Wednesday, July 22, 2009

Film Review: ROADIE (1980, Alan Rudolph)

Stars: 3 of 5.
Running Time: 106 minutes.
Notable Cast or Crew: Director Alan Rudolph (MRS. PARKER AND THE VICIOUS CIRCLE, BREAKFAST OF CHAMPIONS, AFTERGLOW). Meat Loaf, Kaki Hunter, Art Carney, Alice Cooper, Roy Orbison, Debbie Harry and Blondie, Ramblin' Jack Elliott, Hank Williams Jr., Peter Frampton, Kurtwood Smith (RAMBO III, ROBOCOP, THAT 70's SHOW) in a Security Guard cameo.
Tag-lines: "The story of a boy and his equipment."
Best one-liner: "Well that's a strange and wondrous tale, son, but like everything else, it'll work if you let it." (said by an insane Art Carney).

A meandering, slightly mediocre, BLUES BROTHERS-style, rock 'n roll pileup of a movie that pays the bills by phoning in some car wrecks and barroom brawls, but justifies its cultish appeal via a number of truly, befittingly insane elements.

Hey, at least it's better than MRS. PARKER AND THE VICIOUS CIRCLE.

Meat Loaf plays the eponymous ROADIE, fixing equipment for rock bands across the armadillo-covered roads and byways of Americana. Art Carney plays his dad, who putters and mutters and does all manner of things that I'm sure had some whacked-out rationalization in the screenwriter's mind.

Art Carney: irascible.

By the way, the owner of said screenwriting mind is named "Big Boy" (Medlin).
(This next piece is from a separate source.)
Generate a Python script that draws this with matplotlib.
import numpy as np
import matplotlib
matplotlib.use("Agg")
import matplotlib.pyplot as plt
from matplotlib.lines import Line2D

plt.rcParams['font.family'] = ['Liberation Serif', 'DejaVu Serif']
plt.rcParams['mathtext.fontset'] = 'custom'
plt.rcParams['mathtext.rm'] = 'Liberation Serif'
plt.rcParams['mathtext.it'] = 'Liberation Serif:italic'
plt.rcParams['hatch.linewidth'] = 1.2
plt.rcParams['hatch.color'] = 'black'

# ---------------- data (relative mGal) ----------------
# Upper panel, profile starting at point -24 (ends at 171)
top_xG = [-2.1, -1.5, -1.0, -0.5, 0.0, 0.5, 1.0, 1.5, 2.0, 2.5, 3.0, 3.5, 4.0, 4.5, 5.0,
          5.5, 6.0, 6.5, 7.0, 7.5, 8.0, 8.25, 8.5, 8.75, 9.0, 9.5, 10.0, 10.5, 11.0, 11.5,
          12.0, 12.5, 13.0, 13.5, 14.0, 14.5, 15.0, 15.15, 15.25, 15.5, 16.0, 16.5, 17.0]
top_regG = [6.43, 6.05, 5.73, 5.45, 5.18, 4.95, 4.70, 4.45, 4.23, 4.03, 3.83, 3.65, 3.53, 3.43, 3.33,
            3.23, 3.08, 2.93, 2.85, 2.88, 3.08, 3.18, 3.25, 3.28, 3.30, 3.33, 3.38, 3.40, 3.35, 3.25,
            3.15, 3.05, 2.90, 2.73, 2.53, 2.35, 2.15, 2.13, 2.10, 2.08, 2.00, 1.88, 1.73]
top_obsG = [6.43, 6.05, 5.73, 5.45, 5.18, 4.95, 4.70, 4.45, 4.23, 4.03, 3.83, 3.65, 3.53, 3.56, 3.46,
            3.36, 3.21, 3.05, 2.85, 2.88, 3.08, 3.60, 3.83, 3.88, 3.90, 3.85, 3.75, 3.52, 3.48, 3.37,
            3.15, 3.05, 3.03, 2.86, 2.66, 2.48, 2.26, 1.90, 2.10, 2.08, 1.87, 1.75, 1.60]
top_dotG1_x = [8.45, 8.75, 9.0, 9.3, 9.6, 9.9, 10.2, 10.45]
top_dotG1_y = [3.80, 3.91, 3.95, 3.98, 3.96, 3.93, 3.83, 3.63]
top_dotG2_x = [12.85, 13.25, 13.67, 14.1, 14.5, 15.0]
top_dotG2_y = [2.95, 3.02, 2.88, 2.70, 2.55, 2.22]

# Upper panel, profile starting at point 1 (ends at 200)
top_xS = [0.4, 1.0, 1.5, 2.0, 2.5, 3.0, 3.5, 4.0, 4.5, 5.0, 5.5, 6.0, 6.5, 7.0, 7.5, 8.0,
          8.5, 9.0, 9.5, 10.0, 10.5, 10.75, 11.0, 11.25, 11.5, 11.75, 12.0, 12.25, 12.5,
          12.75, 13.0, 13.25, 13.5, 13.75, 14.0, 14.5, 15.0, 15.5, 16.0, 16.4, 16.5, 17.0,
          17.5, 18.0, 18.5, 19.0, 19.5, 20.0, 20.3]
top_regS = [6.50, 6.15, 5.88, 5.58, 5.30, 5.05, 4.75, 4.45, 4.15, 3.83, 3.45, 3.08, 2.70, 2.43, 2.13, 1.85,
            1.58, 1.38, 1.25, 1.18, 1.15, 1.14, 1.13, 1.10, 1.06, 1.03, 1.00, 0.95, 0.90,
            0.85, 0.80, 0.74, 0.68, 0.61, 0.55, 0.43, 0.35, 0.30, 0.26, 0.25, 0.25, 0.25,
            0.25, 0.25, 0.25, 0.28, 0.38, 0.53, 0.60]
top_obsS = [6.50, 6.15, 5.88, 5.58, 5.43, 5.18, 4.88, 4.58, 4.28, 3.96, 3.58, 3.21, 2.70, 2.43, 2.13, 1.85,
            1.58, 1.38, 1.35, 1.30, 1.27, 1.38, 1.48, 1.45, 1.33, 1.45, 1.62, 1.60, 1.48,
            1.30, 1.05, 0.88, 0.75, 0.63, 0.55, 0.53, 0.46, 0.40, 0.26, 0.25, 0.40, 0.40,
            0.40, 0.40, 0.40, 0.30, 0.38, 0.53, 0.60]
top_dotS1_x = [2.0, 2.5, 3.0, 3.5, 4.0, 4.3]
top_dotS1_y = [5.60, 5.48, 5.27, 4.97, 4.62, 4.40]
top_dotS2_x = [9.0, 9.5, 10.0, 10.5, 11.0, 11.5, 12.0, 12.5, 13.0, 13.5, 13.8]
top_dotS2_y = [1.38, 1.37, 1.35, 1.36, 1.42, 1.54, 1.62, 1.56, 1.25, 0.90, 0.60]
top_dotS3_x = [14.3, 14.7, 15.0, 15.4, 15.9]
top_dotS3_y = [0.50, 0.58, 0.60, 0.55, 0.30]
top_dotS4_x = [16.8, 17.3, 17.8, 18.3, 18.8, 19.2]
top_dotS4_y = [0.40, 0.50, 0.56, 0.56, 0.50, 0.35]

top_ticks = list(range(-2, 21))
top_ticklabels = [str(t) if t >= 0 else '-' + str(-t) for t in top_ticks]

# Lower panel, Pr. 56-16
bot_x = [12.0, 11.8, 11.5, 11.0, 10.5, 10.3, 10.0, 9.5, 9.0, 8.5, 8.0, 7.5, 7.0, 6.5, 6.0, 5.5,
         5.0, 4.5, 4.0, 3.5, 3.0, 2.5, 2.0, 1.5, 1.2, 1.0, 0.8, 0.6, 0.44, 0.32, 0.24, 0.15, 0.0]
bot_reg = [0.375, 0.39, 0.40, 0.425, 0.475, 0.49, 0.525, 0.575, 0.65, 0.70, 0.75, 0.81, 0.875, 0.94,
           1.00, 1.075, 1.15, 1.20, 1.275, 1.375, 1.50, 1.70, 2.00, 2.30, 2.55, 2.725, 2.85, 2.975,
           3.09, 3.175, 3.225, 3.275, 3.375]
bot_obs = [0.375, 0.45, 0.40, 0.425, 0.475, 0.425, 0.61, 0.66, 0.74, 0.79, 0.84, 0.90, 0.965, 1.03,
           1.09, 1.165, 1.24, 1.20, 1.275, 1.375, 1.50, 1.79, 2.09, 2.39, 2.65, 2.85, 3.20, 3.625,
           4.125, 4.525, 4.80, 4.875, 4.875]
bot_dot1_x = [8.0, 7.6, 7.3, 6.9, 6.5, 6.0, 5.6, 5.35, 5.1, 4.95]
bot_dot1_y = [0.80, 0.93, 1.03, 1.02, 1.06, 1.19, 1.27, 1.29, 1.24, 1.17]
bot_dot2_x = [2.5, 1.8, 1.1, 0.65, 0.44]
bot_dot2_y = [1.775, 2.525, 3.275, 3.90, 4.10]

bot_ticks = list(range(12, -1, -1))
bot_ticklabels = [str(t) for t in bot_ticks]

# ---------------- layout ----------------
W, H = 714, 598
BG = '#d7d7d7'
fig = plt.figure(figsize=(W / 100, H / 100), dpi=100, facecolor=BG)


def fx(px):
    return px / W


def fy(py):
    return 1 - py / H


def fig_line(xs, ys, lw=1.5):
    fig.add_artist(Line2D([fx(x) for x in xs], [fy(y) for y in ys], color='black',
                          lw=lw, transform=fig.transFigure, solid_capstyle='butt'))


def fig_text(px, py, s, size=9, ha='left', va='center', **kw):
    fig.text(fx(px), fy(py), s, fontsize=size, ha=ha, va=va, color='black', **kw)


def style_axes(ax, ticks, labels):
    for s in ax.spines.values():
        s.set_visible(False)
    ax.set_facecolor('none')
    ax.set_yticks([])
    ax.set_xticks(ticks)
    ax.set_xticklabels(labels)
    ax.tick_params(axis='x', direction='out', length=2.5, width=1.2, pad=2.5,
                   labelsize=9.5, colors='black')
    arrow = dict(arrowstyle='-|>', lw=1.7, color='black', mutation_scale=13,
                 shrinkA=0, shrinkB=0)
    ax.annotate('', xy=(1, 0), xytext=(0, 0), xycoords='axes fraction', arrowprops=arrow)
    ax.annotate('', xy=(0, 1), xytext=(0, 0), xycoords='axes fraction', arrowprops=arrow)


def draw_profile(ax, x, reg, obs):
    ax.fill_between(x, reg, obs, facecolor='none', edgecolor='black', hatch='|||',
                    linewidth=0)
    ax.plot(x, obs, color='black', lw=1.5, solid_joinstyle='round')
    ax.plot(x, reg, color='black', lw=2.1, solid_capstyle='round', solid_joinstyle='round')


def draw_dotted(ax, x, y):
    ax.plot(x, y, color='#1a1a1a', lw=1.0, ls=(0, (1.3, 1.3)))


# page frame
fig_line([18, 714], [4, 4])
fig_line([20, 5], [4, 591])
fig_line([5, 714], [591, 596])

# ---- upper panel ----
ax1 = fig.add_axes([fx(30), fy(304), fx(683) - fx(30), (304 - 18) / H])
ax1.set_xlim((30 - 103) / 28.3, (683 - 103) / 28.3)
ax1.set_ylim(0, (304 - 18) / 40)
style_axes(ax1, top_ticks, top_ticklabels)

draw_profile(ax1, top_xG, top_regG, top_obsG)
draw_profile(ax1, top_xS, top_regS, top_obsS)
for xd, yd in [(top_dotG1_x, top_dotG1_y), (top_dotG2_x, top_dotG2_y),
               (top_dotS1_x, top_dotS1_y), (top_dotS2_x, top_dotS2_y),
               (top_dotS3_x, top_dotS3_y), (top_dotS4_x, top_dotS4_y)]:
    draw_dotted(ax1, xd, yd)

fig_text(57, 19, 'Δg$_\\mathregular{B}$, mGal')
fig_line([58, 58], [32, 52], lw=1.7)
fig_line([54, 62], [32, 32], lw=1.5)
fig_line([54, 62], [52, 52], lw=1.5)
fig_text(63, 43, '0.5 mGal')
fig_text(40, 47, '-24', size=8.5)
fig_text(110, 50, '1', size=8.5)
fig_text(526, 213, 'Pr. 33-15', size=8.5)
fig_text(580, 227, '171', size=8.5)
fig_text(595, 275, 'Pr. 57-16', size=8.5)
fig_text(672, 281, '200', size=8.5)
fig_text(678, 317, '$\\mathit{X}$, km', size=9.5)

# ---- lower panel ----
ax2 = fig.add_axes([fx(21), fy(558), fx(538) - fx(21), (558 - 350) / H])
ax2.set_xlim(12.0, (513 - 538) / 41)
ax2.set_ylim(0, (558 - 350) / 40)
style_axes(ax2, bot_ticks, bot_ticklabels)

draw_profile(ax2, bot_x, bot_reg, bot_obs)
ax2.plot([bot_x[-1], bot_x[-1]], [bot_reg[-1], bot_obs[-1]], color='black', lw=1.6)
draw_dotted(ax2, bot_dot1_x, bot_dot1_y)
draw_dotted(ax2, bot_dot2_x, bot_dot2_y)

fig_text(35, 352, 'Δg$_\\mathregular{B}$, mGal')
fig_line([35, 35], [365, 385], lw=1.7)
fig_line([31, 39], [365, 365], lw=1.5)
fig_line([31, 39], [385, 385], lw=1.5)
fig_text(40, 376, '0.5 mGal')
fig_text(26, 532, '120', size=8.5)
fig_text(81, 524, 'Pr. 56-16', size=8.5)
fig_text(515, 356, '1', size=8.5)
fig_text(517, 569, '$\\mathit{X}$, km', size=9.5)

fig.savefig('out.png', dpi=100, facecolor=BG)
Regardless of its shortcomings, however, ROADIE does have its share of street credentials: Debbie Harry giving surreal advice about the "Age of Specialization," and her band (Blondie) covering Johnny Cash's "Ring of Fire;"
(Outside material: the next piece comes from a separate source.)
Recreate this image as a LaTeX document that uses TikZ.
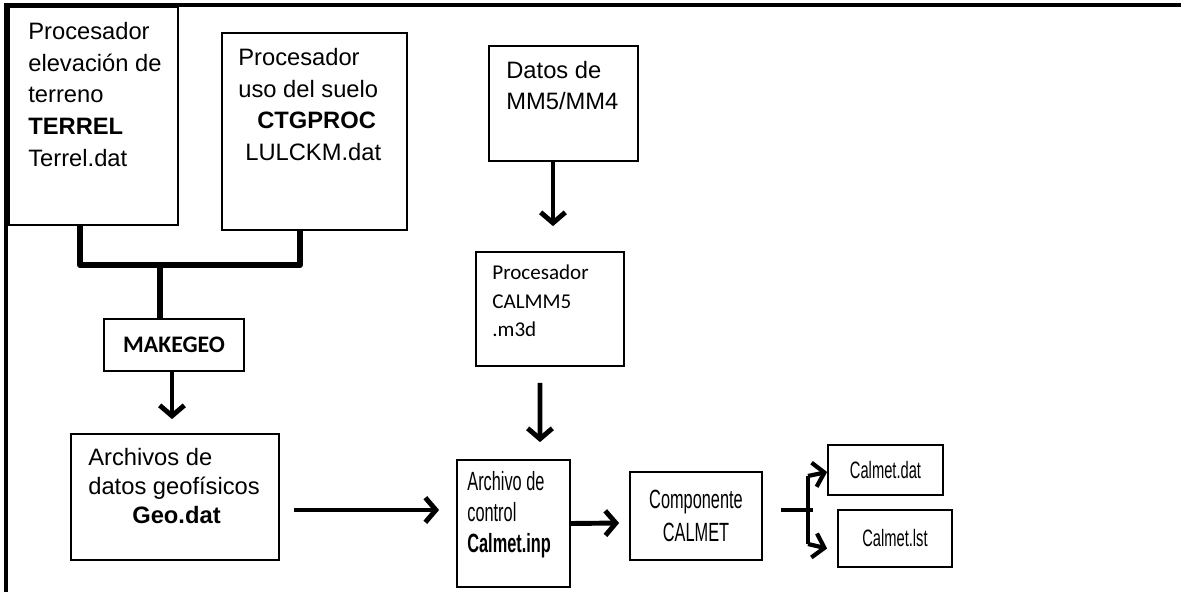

The Debbie Harry factor is pretty high.

a character ("The Groupie," played by Kaki Hunter) who wears a different, insanely colored pair of tight pants in nearly every scene; a slew of cameos from Roy Orbison to Hank Williams, Jr. to Peter Frampton; and, as its 'piece de resistance,' a dinner with Alice Cooper that involves a boa constrictor and one of those Martian bug-out stress relievers dressed as Alice himself!

Alice Cooper orders around some security flunkies....including (!) Kurtwood Smith (on the left).

So despite possessing the storytelling aptitude of a tipsy gnat, ROADIE has some pretty rockin' tunes (by the likes of Pat Benatar, Cheap Trick, Styx, The B-52's and a shit-ton of others) and a palpable dive bar rock concert atmosphere. If this sounds up your alley, then I guess you can lose yourself in the ambience, kick back some beer (straight from the pitcher), relax, and enjoy yourself some ROADIE.